In some rare cases, authorities have made the grand jury process transparent. In 2014, after a grand jury declined to indict a White police officer in Ferguson, Mo., who shot and killed a Black 18-year-old, authorities did release the grand jury proceedings. But more often than not, the public rarely knows what happens behind closed doors.

“Because of secrecy, you don’t know if they were very aggressively cross examining witnesses on the other side and not cross examining pro-police witnesses,” Fairfax said. “You don’t know whether they made recommendations on certain charges.
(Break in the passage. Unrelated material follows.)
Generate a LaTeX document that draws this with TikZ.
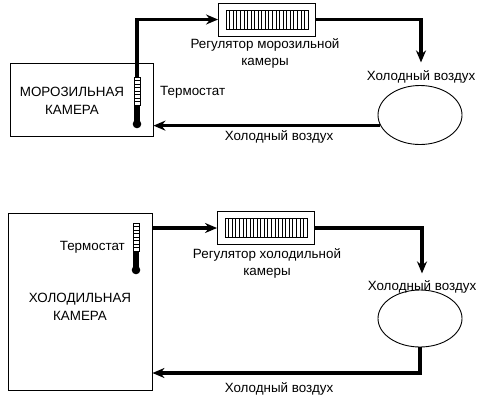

You really have to take the prosecutor’s word for it because nobody else can really talk about it.”

Experts defend the opacity of the grand jury system, saying it is necessary to help protect the reputations of people who get investigated but not charged. They also say it can help shield witnesses and grand jurors alike from potential threats and influence and, in some cases, prevent someone from finding out they are being investigated and potentially tampering with evidence.

Cameron said in a statement that a grand jury is “meant to be a secretive body” And he worried releasing the recordings in Taylor’s case “could have a chilling effect on the future work of Grand Juries and the willingness of citizens to serve as Grand Jurors.”

Cameron said he remained concerned that releasing the recordings could hinder Hankison’s prosecution and the ongoing federal probe into what happened.

Still, grand jury proceedings can reveal “an awful lot,” said Fisher, the Stanford law professor.

In Taylor’s case, he said, the recordings could elaborate on what witnesses said about hearing police announce themselves and what officers and Taylor’s boyfriend said about their mindsets when they fired their guns.

“The . . . statements we’ve been getting so far [in] the media are typically filtered through lawyers or filtered through reporters,” Fisher said. “The public has not gotten a sense of what somebody might be willing to say when sworn under oath, subject to the penalties of perjury.”